Nella Cappella di San Pellegrino in Vaticano

La fede dei viaggiatori e il sangue degli eroi


È  stato  presentato  in  Vaticano  presso il Collegio Teutonico, il volume di Giulio Viviani  La  Cappella  di  San  Pellegrino nella Città del Vaticano (Città del Vaticano, Libreria Editrice Vaticana, 2010,  pagine  100, euro  10). Pubblichiamo l'intervento del direttore dei Musei Vaticani.

di Antonio Paolucci

Tra le tante cappelle che popolano i musei, i palazzi e i percorsi vaticani, ce n'è una che porta il titolo di San Pellegrino. Oggi cura il servizio religioso per gli uomini della Gendarmeria, per secoli e fino al 1977, è stata la Cappella della Guardia Svizzera.
Il suo aspetto sia esterno che interno è modesto:  di garbate forme tardo classiche la facciata, relitti di affreschi molto antichi e arredi moderni di varia qualità e provenienza all'interno.
Tuttavia questo piccolo luogo sacro che pochi conoscono è carico di storia ed evoca straordinarie suggestioni. Quella del pellegrinaggio prima di tutto. Peregrinus, prete romano evangelizzatore della Gallia nel tardo terzo secolo, è il titolare della cappella e si capisce perché. Per chi veniva dal Nord in viaggio penitenziale ad limina Petri, il primo incontro con Roma avveniva qui.
Proviamo a immaginare i pellegrinaggi medievali (la cappella è testimoniata fin dai tempi di Carlo Magno) quando le moltitudini dei devoti si affacciavano alla Città. Venivano dalla Lombardia e dalla Croazia, dall'Inghilterra e dalla Polonia, avevano percorso la via Cassia da Siena a Bolsena, a Vetralla, a Sutri, e finalmente, dopo centinaia spesso migliaia di chilometri, erano in vista dell'Urbe. Da Monte Mario là dove c'è oggi l'Hilton - Mons Gaudi monte della gioia si chiamava perché da lì si vedeva la meta agognata - di fronte a essi si estendeva la Città Eterna con la basilica di San Pietro, le colonne tortili, la Piramide Cestia, il Colosseo. Le Mirabilia Urbis erano davanti a loro e questo li compensava della lunga fatica, dei pericoli, delle privazioni, dei disagi del viaggio.

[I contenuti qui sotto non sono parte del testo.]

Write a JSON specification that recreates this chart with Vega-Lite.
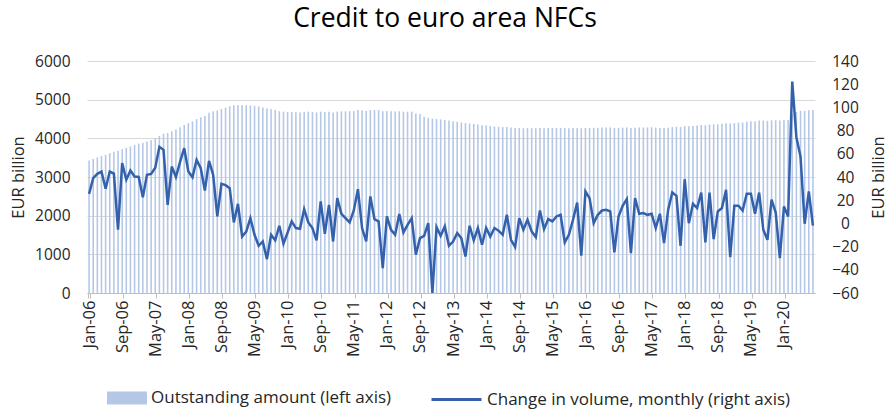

Scesi da Monte Mario, prima di entrare in San Pietro, prima di varcare il Tevere, i pellegrini entravano nella cappella che del loro santo patrono porta il nome. Qui ringraziavano il Signore per il buon esito della loro avventura, qui negli ospizi e nelle infermerie annesse trovavano accoglienza e conforto:  un pasto caldo e un giaciglio, cure per i malati, consigli per la visita alle basiliche, alla Scala Santa, alle infinite prodigiose reliquie di cui brulicavano le chiese di Roma.
In ginocchio di fronte al Cristo Pantocratore affrescato nel catino absidale e oggi dopo infinite ridipinture e restauri ridotto all'ombra dell'ombra di quello che era, i cristiani d'Italia e d'Europa capivano che la felicità è la fine del viaggio, che il viaggio è metafora della vita, che il Paradiso attende ogni credente sotto il cielo.
Altre vicende evoca la Cappella di San Pellegrino. Per secoli è stato il luogo di culto della Guardia Svizzera, il corpo armato a difesa della persona del Pontefice che Giulio ii istituì nel 1506. Le pareti sono gremite di affreschi con il nome e lo stemma dei capitani della guardia. Ce n'è uno che mi ha colpito in maniera speciale. La persona ricordata è il capitano Gaspare Rost. L'iscrizione in latino recita cecidit fortiter pugnans in illa infelici urbis direptione pridie non. madii anno 1527.
Ed ecco improvvisamente evocato il terribile maggio del 1527, il Sacco di Roma. Quattordicimila lanzichenecchi, in buona parte luterani, guidati da Georg Frundesberg, danno l'assalto ai Palazzi Apostolici. A difenderli ci sono centoquarantasette Svizzeri. Fu uno scontro feroce all'arma bianca; picca contro picca, spada e pugnale contro spada e pugnale. Al termine della macelleria atroce tutti gli Svizzeri del Papa erano morti. Fra gli altri anche il capitano Gaspare Rost che si era immolato con i suoi soldati per permettere a Papa Clemente vii di ritirarsi con la sua corte nell'inespugnabile Castel Sant'Angelo. Ora che la storia e gli arredi della Cappella di San Pellegrino sono affidati a una pubblicazione piccola e preziosa curata da monsignor Giulio Viviani per i tipi della Editrice Vaticana, mi piace ricordare, fra tutti, Gaspare Rost.